TASK DIRECTIONS
Give back the full listing verbatim, apart from its images.

begin DATASET CONTENT

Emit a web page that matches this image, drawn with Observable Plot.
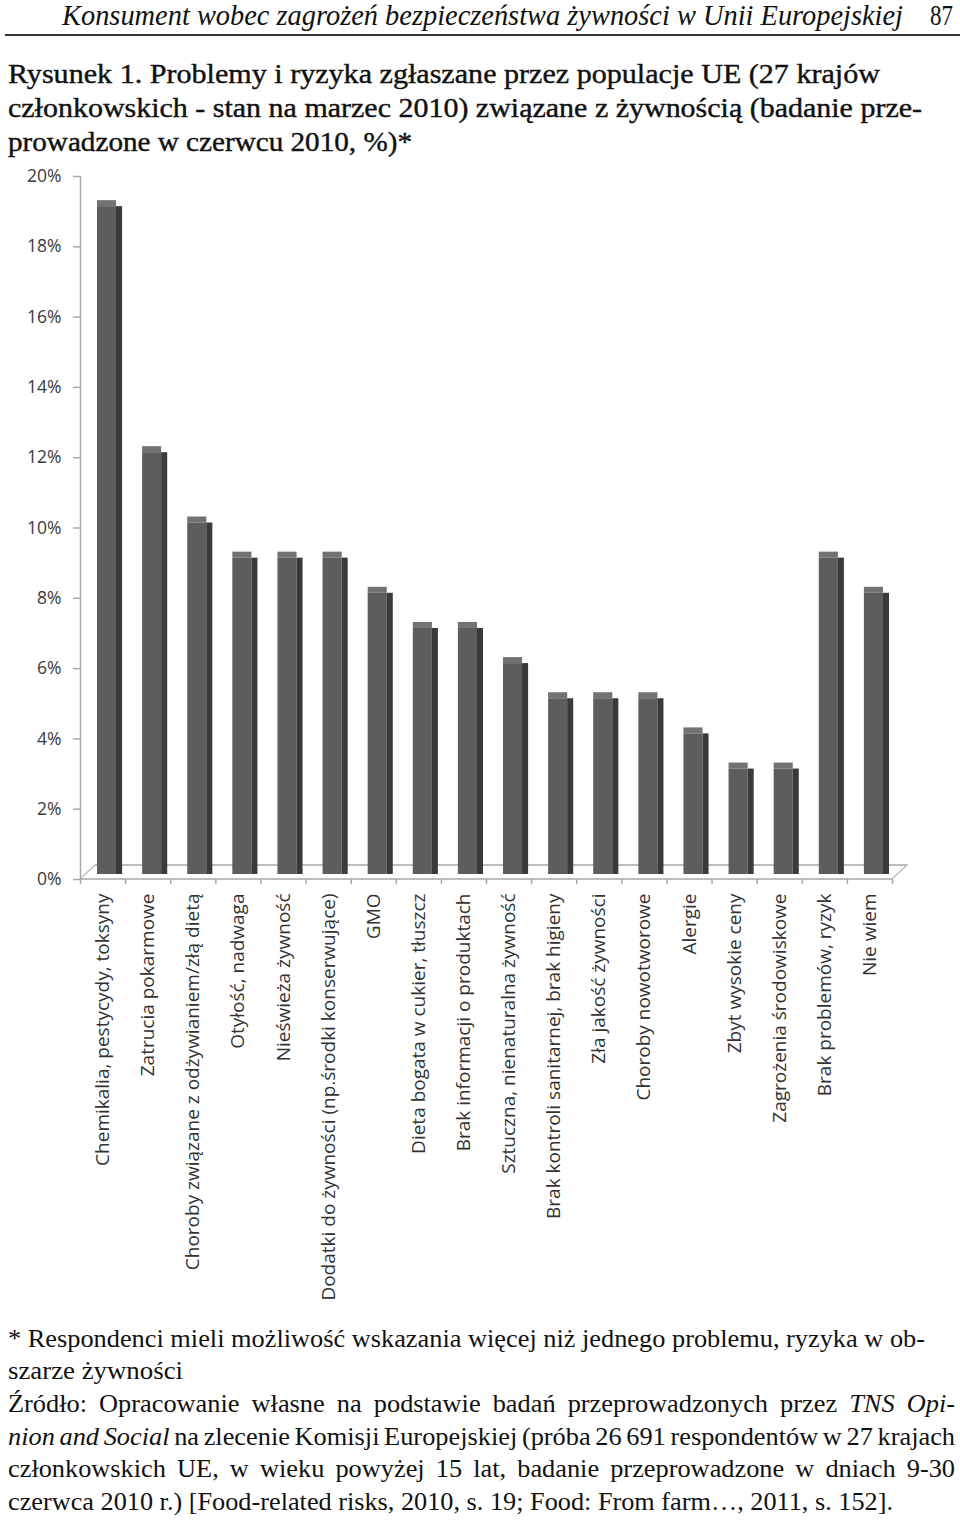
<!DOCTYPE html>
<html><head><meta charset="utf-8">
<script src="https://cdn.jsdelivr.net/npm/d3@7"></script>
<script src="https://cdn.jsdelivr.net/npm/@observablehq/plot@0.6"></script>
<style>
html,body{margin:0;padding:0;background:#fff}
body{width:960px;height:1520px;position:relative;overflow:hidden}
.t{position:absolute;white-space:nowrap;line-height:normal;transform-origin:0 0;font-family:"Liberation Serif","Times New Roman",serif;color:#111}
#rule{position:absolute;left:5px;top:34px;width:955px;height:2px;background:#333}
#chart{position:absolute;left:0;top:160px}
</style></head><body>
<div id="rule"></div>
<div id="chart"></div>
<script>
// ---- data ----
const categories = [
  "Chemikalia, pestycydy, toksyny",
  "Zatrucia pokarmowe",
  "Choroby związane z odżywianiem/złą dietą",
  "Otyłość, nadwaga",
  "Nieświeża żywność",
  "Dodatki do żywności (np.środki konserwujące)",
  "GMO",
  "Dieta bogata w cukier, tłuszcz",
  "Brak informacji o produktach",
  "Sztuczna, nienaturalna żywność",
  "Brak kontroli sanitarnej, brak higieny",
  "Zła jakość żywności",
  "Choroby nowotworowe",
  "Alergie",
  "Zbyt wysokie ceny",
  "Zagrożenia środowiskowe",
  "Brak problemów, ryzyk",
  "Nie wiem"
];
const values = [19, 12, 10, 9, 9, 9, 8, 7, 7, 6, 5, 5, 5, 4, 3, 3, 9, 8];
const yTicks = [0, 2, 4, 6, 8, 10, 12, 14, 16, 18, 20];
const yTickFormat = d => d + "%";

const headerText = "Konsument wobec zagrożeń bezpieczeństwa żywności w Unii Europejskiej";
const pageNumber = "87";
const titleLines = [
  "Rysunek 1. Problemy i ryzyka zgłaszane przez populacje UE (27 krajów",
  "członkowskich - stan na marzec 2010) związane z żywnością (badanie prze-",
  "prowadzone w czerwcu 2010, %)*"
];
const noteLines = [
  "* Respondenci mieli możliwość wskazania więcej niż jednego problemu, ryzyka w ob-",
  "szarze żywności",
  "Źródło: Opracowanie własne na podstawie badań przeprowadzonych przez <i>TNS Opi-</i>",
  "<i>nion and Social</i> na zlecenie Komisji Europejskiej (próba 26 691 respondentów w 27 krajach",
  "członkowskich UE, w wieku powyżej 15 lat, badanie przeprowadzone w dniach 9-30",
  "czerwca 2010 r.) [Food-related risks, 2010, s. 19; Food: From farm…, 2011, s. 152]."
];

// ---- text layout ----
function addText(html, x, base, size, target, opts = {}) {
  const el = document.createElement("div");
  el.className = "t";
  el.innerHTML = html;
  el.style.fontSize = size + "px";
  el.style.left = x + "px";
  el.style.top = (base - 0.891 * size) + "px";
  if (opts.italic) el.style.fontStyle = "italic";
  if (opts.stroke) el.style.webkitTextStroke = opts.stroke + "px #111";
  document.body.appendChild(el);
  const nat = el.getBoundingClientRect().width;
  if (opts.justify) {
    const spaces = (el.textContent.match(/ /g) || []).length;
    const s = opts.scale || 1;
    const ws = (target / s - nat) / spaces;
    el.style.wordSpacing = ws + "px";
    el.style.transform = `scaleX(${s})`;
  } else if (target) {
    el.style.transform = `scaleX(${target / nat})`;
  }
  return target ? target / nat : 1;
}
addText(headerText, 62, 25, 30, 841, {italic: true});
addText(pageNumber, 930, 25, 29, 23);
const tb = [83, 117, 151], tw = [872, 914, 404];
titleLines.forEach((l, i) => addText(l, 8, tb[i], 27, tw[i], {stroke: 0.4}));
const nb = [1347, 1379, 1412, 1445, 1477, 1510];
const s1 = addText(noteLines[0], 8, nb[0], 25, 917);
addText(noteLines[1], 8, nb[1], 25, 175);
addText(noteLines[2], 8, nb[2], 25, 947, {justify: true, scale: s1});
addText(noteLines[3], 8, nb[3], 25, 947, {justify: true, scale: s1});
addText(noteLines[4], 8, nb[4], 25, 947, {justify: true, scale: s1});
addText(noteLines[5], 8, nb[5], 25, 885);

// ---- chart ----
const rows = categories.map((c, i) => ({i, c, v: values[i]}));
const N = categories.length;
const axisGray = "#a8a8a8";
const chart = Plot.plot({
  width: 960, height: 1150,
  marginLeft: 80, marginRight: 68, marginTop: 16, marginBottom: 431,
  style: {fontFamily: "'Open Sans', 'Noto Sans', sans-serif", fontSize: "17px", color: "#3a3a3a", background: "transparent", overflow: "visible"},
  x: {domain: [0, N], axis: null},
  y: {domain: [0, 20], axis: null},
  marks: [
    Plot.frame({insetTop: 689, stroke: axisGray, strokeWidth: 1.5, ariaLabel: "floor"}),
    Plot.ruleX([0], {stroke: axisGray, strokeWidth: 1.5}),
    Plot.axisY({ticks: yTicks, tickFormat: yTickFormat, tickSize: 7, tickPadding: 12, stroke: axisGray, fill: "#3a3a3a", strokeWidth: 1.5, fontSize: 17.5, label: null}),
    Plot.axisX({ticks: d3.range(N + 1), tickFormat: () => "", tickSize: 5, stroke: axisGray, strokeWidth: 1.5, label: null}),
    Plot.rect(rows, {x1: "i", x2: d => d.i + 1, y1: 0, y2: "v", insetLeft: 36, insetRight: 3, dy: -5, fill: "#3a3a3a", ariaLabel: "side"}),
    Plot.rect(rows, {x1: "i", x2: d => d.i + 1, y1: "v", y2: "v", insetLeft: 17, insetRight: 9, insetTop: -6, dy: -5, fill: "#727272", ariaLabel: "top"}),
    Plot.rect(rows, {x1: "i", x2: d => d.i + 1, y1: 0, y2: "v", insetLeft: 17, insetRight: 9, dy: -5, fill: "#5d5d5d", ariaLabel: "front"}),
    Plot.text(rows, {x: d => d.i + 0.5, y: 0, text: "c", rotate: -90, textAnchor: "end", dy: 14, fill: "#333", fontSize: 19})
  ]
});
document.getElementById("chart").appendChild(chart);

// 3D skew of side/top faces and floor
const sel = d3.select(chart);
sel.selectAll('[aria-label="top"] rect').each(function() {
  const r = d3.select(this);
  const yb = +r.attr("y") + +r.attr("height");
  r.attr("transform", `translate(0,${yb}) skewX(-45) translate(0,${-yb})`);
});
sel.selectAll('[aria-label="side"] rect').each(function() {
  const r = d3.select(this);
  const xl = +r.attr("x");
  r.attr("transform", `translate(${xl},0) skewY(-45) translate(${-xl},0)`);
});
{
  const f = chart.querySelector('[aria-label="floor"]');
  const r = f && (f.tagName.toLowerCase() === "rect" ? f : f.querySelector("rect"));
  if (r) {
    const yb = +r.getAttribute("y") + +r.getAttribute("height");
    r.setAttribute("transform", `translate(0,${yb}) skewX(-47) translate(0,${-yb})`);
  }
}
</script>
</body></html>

end DATASET CONTENT

EXPECTED OUTPUT
Emit a web page that matches this image, drawn with Observable Plot.
<!DOCTYPE html>
<html><head><meta charset="utf-8">
<script src="https://cdn.jsdelivr.net/npm/d3@7"></script>
<script src="https://cdn.jsdelivr.net/npm/@observablehq/plot@0.6"></script>
<style>
html,body{margin:0;padding:0;background:#fff}
body{width:960px;height:1520px;position:relative;overflow:hidden}
.t{position:absolute;white-space:nowrap;line-height:normal;transform-origin:0 0;font-family:"Liberation Serif","Times New Roman",serif;color:#111}
#rule{position:absolute;left:5px;top:34px;width:955px;height:2px;background:#333}
#chart{position:absolute;left:0;top:160px}
</style></head><body>
<div id="rule"></div>
<div id="chart"></div>
<script>
// ---- data ----
const categories = [
  "Chemikalia, pestycydy, toksyny",
  "Zatrucia pokarmowe",
  "Choroby związane z odżywianiem/złą dietą",
  "Otyłość, nadwaga",
  "Nieświeża żywność",
  "Dodatki do żywności (np.środki konserwujące)",
  "GMO",
  "Dieta bogata w cukier, tłuszcz",
  "Brak informacji o produktach",
  "Sztuczna, nienaturalna żywność",
  "Brak kontroli sanitarnej, brak higieny",
  "Zła jakość żywności",
  "Choroby nowotworowe",
  "Alergie",
  "Zbyt wysokie ceny",
  "Zagrożenia środowiskowe",
  "Brak problemów, ryzyk",
  "Nie wiem"
];
const values = [19, 12, 10, 9, 9, 9, 8, 7, 7, 6, 5, 5, 5, 4, 3, 3, 9, 8];
const yTicks = [0, 2, 4, 6, 8, 10, 12, 14, 16, 18, 20];
const yTickFormat = d => d + "%";

const headerText = "Konsument wobec zagrożeń bezpieczeństwa żywności w Unii Europejskiej";
const pageNumber = "87";
const titleLines = [
  "Rysunek 1. Problemy i ryzyka zgłaszane przez populacje UE (27 krajów",
  "członkowskich - stan na marzec 2010) związane z żywnością (badanie prze-",
  "prowadzone w czerwcu 2010, %)*"
];
const noteLines = [
  "* Respondenci mieli możliwość wskazania więcej niż jednego problemu, ryzyka w ob-",
  "szarze żywności",
  "Źródło: Opracowanie własne na podstawie badań przeprowadzonych przez <i>TNS Opi-</i>",
  "<i>nion and Social</i> na zlecenie Komisji Europejskiej (próba 26 691 respondentów w 27 krajach",
  "członkowskich UE, w wieku powyżej 15 lat, badanie przeprowadzone w dniach 9-30",
  "czerwca 2010 r.) [Food-related risks, 2010, s. 19; Food: From farm…, 2011, s. 152]."
];

// ---- text layout ----
function addText(html, x, base, size, target, opts = {}) {
  const el = document.createElement("div");
  el.className = "t";
  el.innerHTML = html;
  el.style.fontSize = size + "px";
  el.style.left = x + "px";
  el.style.top = (base - 0.891 * size) + "px";
  if (opts.italic) el.style.fontStyle = "italic";
  if (opts.stroke) el.style.webkitTextStroke = opts.stroke + "px #111";
  document.body.appendChild(el);
  const nat = el.getBoundingClientRect().width;
  if (opts.justify) {
    const spaces = (el.textContent.match(/ /g) || []).length;
    const s = opts.scale || 1;
    const ws = (target / s - nat) / spaces;
    el.style.wordSpacing = ws + "px";
    el.style.transform = `scaleX(${s})`;
  } else if (target) {
    el.style.transform = `scaleX(${target / nat})`;
  }
  return target ? target / nat : 1;
}
addText(headerText, 62, 25, 30, 841, {italic: true});
addText(pageNumber, 930, 25, 29, 23);
const tb = [83, 117, 151], tw = [872, 914, 404];
titleLines.forEach((l, i) => addText(l, 8, tb[i], 27, tw[i], {stroke: 0.4}));
const nb = [1347, 1379, 1412, 1445, 1477, 1510];
const s1 = addText(noteLines[0], 8, nb[0], 25, 917);
addText(noteLines[1], 8, nb[1], 25, 175);
addText(noteLines[2], 8, nb[2], 25, 947, {justify: true, scale: s1});
addText(noteLines[3], 8, nb[3], 25, 947, {justify: true, scale: s1});
addText(noteLines[4], 8, nb[4], 25, 947, {justify: true, scale: s1});
addText(noteLines[5], 8, nb[5], 25, 885);

// ---- chart ----
const rows = categories.map((c, i) => ({i, c, v: values[i]}));
const N = categories.length;
const axisGray = "#a8a8a8";
const chart = Plot.plot({
  width: 960, height: 1150,
  marginLeft: 80, marginRight: 68, marginTop: 16, marginBottom: 431,
  style: {fontFamily: "'Open Sans', 'Noto Sans', sans-serif", fontSize: "17px", color: "#3a3a3a", background: "transparent", overflow: "visible"},
  x: {domain: [0, N], axis: null},
  y: {domain: [0, 20], axis: null},
  marks: [
    Plot.frame({insetTop: 689, stroke: axisGray, strokeWidth: 1.5, ariaLabel: "floor"}),
    Plot.ruleX([0], {stroke: axisGray, strokeWidth: 1.5}),
    Plot.axisY({ticks: yTicks, tickFormat: yTickFormat, tickSize: 7, tickPadding: 12, stroke: axisGray, fill: "#3a3a3a", strokeWidth: 1.5, fontSize: 17.5, label: null}),
    Plot.axisX({ticks: d3.range(N + 1), tickFormat: () => "", tickSize: 5, stroke: axisGray, strokeWidth: 1.5, label: null}),
    Plot.rect(rows, {x1: "i", x2: d => d.i + 1, y1: 0, y2: "v", insetLeft: 36, insetRight: 3, dy: -5, fill: "#3a3a3a", ariaLabel: "side"}),
    Plot.rect(rows, {x1: "i", x2: d => d.i + 1, y1: "v", y2: "v", insetLeft: 17, insetRight: 9, insetTop: -6, dy: -5, fill: "#727272", ariaLabel: "top"}),
    Plot.rect(rows, {x1: "i", x2: d => d.i + 1, y1: 0, y2: "v", insetLeft: 17, insetRight: 9, dy: -5, fill: "#5d5d5d", ariaLabel: "front"}),
    Plot.text(rows, {x: d => d.i + 0.5, y: 0, text: "c", rotate: -90, textAnchor: "end", dy: 14, fill: "#333", fontSize: 19})
  ]
});
document.getElementById("chart").appendChild(chart);

// 3D skew of side/top faces and floor
const sel = d3.select(chart);
sel.selectAll('[aria-label="top"] rect').each(function() {
  const r = d3.select(this);
  const yb = +r.attr("y") + +r.attr("height");
  r.attr("transform", `translate(0,${yb}) skewX(-45) translate(0,${-yb})`);
});
sel.selectAll('[aria-label="side"] rect').each(function() {
  const r = d3.select(this);
  const xl = +r.attr("x");
  r.attr("transform", `translate(${xl},0) skewY(-45) translate(${-xl},0)`);
});
{
  const f = chart.querySelector('[aria-label="floor"]');
  const r = f && (f.tagName.toLowerCase() === "rect" ? f : f.querySelector("rect"));
  if (r) {
    const yb = +r.getAttribute("y") + +r.getAttribute("height");
    r.setAttribute("transform", `translate(0,${yb}) skewX(-47) translate(0,${-yb})`);
  }
}
</script>
</body></html>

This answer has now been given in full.